-- begin --

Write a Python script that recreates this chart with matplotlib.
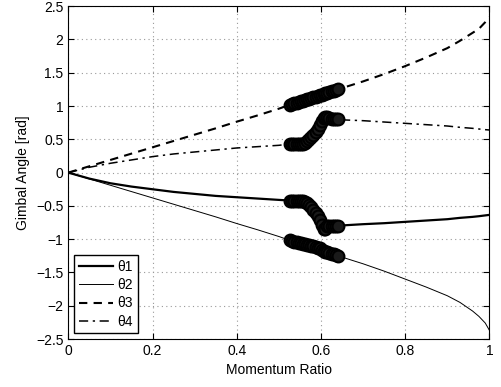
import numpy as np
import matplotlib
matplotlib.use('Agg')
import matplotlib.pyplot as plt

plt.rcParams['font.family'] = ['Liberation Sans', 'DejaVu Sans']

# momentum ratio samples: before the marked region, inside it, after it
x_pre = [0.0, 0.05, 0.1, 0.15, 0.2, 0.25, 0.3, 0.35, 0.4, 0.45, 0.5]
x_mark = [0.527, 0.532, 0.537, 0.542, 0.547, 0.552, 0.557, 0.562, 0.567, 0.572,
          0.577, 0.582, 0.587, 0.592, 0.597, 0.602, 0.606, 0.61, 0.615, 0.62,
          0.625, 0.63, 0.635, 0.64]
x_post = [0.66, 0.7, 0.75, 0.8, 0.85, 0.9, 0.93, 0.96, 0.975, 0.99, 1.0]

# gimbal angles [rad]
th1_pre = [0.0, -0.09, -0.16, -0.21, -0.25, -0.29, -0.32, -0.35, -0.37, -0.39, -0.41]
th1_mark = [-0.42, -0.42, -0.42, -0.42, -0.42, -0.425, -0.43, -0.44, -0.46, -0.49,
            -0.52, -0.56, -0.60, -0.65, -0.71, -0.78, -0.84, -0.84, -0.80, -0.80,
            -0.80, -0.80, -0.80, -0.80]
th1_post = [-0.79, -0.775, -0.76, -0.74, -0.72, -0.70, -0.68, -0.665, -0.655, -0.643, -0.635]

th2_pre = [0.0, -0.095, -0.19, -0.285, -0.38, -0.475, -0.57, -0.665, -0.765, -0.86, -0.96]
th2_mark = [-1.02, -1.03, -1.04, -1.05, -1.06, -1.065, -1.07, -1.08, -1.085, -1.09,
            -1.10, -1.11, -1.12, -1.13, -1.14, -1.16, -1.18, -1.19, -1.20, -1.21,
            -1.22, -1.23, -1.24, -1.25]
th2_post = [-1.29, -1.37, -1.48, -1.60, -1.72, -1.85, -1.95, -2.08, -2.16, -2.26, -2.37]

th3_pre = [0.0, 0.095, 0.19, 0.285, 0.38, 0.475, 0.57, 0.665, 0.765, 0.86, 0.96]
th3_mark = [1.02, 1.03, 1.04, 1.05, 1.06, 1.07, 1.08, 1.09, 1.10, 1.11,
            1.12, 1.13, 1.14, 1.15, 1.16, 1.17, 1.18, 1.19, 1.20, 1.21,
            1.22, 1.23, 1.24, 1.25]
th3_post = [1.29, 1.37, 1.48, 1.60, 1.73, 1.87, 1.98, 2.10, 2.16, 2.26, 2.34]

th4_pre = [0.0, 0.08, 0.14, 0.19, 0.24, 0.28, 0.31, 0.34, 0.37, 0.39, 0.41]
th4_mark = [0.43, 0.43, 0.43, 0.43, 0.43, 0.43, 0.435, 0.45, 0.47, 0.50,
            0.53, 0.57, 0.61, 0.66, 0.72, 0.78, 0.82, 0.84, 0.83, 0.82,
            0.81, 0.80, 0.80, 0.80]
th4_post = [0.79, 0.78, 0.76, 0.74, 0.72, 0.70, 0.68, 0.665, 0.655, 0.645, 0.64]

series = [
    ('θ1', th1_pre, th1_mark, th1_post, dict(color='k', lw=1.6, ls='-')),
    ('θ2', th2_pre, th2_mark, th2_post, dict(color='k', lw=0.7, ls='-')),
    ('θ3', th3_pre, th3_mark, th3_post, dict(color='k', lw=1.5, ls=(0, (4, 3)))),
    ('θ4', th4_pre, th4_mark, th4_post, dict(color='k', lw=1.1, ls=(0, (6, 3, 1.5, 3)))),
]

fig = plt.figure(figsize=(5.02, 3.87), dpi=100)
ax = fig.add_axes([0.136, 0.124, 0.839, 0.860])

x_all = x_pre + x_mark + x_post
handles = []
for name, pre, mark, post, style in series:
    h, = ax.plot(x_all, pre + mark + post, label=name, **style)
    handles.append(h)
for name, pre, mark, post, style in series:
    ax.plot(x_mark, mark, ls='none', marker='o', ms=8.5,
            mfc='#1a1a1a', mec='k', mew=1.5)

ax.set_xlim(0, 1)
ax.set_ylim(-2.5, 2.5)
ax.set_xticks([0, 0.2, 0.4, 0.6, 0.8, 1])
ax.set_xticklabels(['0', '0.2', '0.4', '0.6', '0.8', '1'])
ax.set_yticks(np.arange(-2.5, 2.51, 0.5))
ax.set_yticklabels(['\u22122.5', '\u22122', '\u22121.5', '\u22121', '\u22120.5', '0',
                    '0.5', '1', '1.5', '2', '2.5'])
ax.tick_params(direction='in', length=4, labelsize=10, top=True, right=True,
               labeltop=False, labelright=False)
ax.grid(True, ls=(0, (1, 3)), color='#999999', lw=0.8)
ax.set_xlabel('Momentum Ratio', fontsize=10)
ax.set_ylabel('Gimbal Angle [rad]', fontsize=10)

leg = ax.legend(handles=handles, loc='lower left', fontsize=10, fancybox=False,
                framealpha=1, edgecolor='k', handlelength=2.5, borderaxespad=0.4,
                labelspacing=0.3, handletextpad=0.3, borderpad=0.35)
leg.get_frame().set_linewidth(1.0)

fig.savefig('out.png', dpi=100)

-- end --

→ **Set task**
All of the lines above should be printed exactly, minus the pictures.

→ **The response**
Write a Python script that recreates this chart with matplotlib.
import numpy as np
import matplotlib
matplotlib.use('Agg')
import matplotlib.pyplot as plt

plt.rcParams['font.family'] = ['Liberation Sans', 'DejaVu Sans']

# momentum ratio samples: before the marked region, inside it, after it
x_pre = [0.0, 0.05, 0.1, 0.15, 0.2, 0.25, 0.3, 0.35, 0.4, 0.45, 0.5]
x_mark = [0.527, 0.532, 0.537, 0.542, 0.547, 0.552, 0.557, 0.562, 0.567, 0.572,
          0.577, 0.582, 0.587, 0.592, 0.597, 0.602, 0.606, 0.61, 0.615, 0.62,
          0.625, 0.63, 0.635, 0.64]
x_post = [0.66, 0.7, 0.75, 0.8, 0.85, 0.9, 0.93, 0.96, 0.975, 0.99, 1.0]

# gimbal angles [rad]
th1_pre = [0.0, -0.09, -0.16, -0.21, -0.25, -0.29, -0.32, -0.35, -0.37, -0.39, -0.41]
th1_mark = [-0.42, -0.42, -0.42, -0.42, -0.42, -0.425, -0.43, -0.44, -0.46, -0.49,
            -0.52, -0.56, -0.60, -0.65, -0.71, -0.78, -0.84, -0.84, -0.80, -0.80,
            -0.80, -0.80, -0.80, -0.80]
th1_post = [-0.79, -0.775, -0.76, -0.74, -0.72, -0.70, -0.68, -0.665, -0.655, -0.643, -0.635]

th2_pre = [0.0, -0.095, -0.19, -0.285, -0.38, -0.475, -0.57, -0.665, -0.765, -0.86, -0.96]
th2_mark = [-1.02, -1.03, -1.04, -1.05, -1.06, -1.065, -1.07, -1.08, -1.085, -1.09,
            -1.10, -1.11, -1.12, -1.13, -1.14, -1.16, -1.18, -1.19, -1.20, -1.21,
            -1.22, -1.23, -1.24, -1.25]
th2_post = [-1.29, -1.37, -1.48, -1.60, -1.72, -1.85, -1.95, -2.08, -2.16, -2.26, -2.37]

th3_pre = [0.0, 0.095, 0.19, 0.285, 0.38, 0.475, 0.57, 0.665, 0.765, 0.86, 0.96]
th3_mark = [1.02, 1.03, 1.04, 1.05, 1.06, 1.07, 1.08, 1.09, 1.10, 1.11,
            1.12, 1.13, 1.14, 1.15, 1.16, 1.17, 1.18, 1.19, 1.20, 1.21,
            1.22, 1.23, 1.24, 1.25]
th3_post = [1.29, 1.37, 1.48, 1.60, 1.73, 1.87, 1.98, 2.10, 2.16, 2.26, 2.34]

th4_pre = [0.0, 0.08, 0.14, 0.19, 0.24, 0.28, 0.31, 0.34, 0.37, 0.39, 0.41]
th4_mark = [0.43, 0.43, 0.43, 0.43, 0.43, 0.43, 0.435, 0.45, 0.47, 0.50,
            0.53, 0.57, 0.61, 0.66, 0.72, 0.78, 0.82, 0.84, 0.83, 0.82,
            0.81, 0.80, 0.80, 0.80]
th4_post = [0.79, 0.78, 0.76, 0.74, 0.72, 0.70, 0.68, 0.665, 0.655, 0.645, 0.64]

series = [
    ('θ1', th1_pre, th1_mark, th1_post, dict(color='k', lw=1.6, ls='-')),
    ('θ2', th2_pre, th2_mark, th2_post, dict(color='k', lw=0.7, ls='-')),
    ('θ3', th3_pre, th3_mark, th3_post, dict(color='k', lw=1.5, ls=(0, (4, 3)))),
    ('θ4', th4_pre, th4_mark, th4_post, dict(color='k', lw=1.1, ls=(0, (6, 3, 1.5, 3)))),
]

fig = plt.figure(figsize=(5.02, 3.87), dpi=100)
ax = fig.add_axes([0.136, 0.124, 0.839, 0.860])

x_all = x_pre + x_mark + x_post
handles = []
for name, pre, mark, post, style in series:
    h, = ax.plot(x_all, pre + mark + post, label=name, **style)
    handles.append(h)
for name, pre, mark, post, style in series:
    ax.plot(x_mark, mark, ls='none', marker='o', ms=8.5,
            mfc='#1a1a1a', mec='k', mew=1.5)

ax.set_xlim(0, 1)
ax.set_ylim(-2.5, 2.5)
ax.set_xticks([0, 0.2, 0.4, 0.6, 0.8, 1])
ax.set_xticklabels(['0', '0.2', '0.4', '0.6', '0.8', '1'])
ax.set_yticks(np.arange(-2.5, 2.51, 0.5))
ax.set_yticklabels(['\u22122.5', '\u22122', '\u22121.5', '\u22121', '\u22120.5', '0',
                    '0.5', '1', '1.5', '2', '2.5'])
ax.tick_params(direction='in', length=4, labelsize=10, top=True, right=True,
               labeltop=False, labelright=False)
ax.grid(True, ls=(0, (1, 3)), color='#999999', lw=0.8)
ax.set_xlabel('Momentum Ratio', fontsize=10)
ax.set_ylabel('Gimbal Angle [rad]', fontsize=10)

leg = ax.legend(handles=handles, loc='lower left', fontsize=10, fancybox=False,
                framealpha=1, edgecolor='k', handlelength=2.5, borderaxespad=0.4,
                labelspacing=0.3, handletextpad=0.3, borderpad=0.35)
leg.get_frame().set_linewidth(1.0)

fig.savefig('out.png', dpi=100)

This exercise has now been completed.